Detecting ephemeral port exhaustion

Symptoms

When Windows or Windows Server is out of ephemeral/outbound/dynamic network ports, it will not be able to establish any outbound network connections. This results in a lot of connection failures such as database and/or domain controller connections. If the system is not responding, then try increasing the port range (discussed below) - this change is effective immediately. If the system immediately recovers, then you know you are dealing with this issue. You can either increase the port range which may just delay the problem or you can try to identify the cause.

Detecting user mode port leaks

Ephemeral ports are range of ports that Windows and Windows Server use for outbound communications over the TCP/IP network protocol. When an outbound connection is finished, the port associated to the connection is put into a TIMED_WAIT state for two minutes by default. This allows any lingering packets on the network to be ignored. Windows Server 2008 and later use the IANA range which uses the ports between 49152 and 65535 providing 16,383 ports.

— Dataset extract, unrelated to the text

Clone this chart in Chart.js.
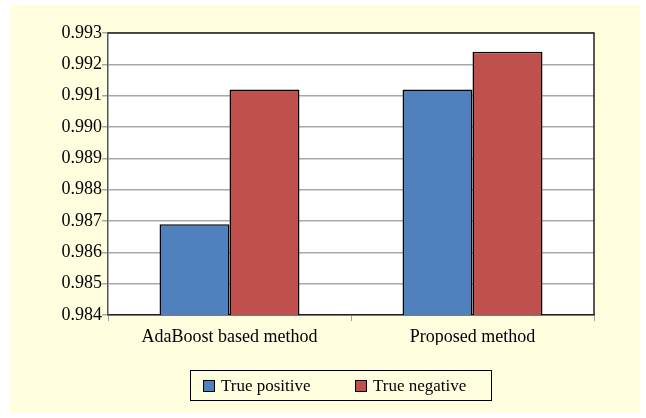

Some applications and services such as Microsoft Exchange Server CAS servers can be very “chatty” and might actually use all 16,383 ports within a two minute time period. The result is connection failures similar to “Couldn’t connect to X, due to no ports available from the end point mapper”.

If you suspect ephemeral port exhaustion, then consider running the following Powershell script called “Log-EphemeralPortStats.ps1” at
https://1drv.ms/f/s!AhuJirRUDDbmkotkPocbTrN0wgKB7Q

Warning: This script is provided as sample code only. Please review it and use at your own risk.

Be aware that this only detects user mode port leaks. If a driver (kernel mode) is leaking ports, then a complete memory dump must be sent to Microsoft Support for analysis to know which driver is responsible. The memory dump must be taken when the system has leaked a significant number of ports.

This script is designed to run in an infinite loop of 1 minute sleep intervals and write to a log file called “EphemeralPortStats.log”. Here is an example of the output it produces:

Computer       DateTime             LocalAddress  #OfEPortsInUse Max#OfEPorts %EPortUsage #OfTcpListeningPorts #OfPids
--------       --------             ------------  -------------- ------------ ----------- -------------------- -------
ETCHEDCHAMPION 8/9/2013 12:37:42 PM 127.0.0.1                  6        16384           0                   15      11
ETCHEDCHAMPION 8/9/2013 12:37:42 PM 172.18.96.192              3        16384           0                   15      10
ETCHEDCHAMPION 8/9/2013 12:37:42 PM 192.168.1.2               69        16384         0.4                   15      17

This script is intended to be ran from the console of the computer suspected to be running low on ephemeral ports and to leave it running. Periodically review the log to see if there was any ephemeral port exhaustion detected.

This script gets the port range from:

netsh int ipv4 show dynamicportrange tcp

Then, correlates this information with the output of:

netstat –ano –p tcp

PsExec can be potentially used to get this information from remote computers, but keep in mind that passwords used in PsExec are sent in the clear over the network.

My PFE colleagues and customers have used this script quit a bit and I hope it will help you as well.

Also, as a temporary work-around, the ephemeral/dynamic/outbound port range can be increased using the following command:

netsh int ipv4 set dynamicport tcp start=10000 num=55535

This change takes affect immediately. No need to restart. No need to reboot. This is about three times larger than the default. If this change has a positive affect when the problem occurs, then you know that this is the issue your system is dealing with.

To set the port range back to default, use the following command:

netsh int ipv4 set dynamicport tcp start=49152 num=16384

To check the port range:

netsh int ipv4 show dynamicportrange tcp

Once you have identify the process consuming the ports, contact the developer of the process for a fix.

Also, consider decreasing the TIMED WAIT delay using the TcpTimedWaitDelay registry key.

Detecting kernel mode port leaks

All of the above covers user mode port leaks - meaning leaks originating from processes. If a driver (kernel mode) leaks a port, then netstat will not be able to report it. Kernel mode port leaks can only be detected by inducing a complete memory dump and then analyzing the dump with the MEX debug extension. Load MEX into WinDBG and then run the following commands to help identify ports associated with drivers.

!mex.afd -conn -report -verbose

!afd -endp -report

!tcpip -p

Once you identify the driver consumer the ports, contact the developer of the driver.

If you suspect a Windows Server 2008 R2 system might be running out of ephemeral ports, then apply the following hotfix:

Kernel sockets leak on a multiprocessor computer that is running Windows Server 2008 R2 or Windows 7
https://support.microsoft.com/en-us/kb/2577795

Windows Server 2012 and later are already patched with this fix.

UPDATE

Windows 10 and Windows Server 2012 R2 introduced the "q" parameter in netstat. This parameter displays all connections, listening ports, and bound non-listening TCP ports. Bound non-listening ports may or may not be associated with an active connection.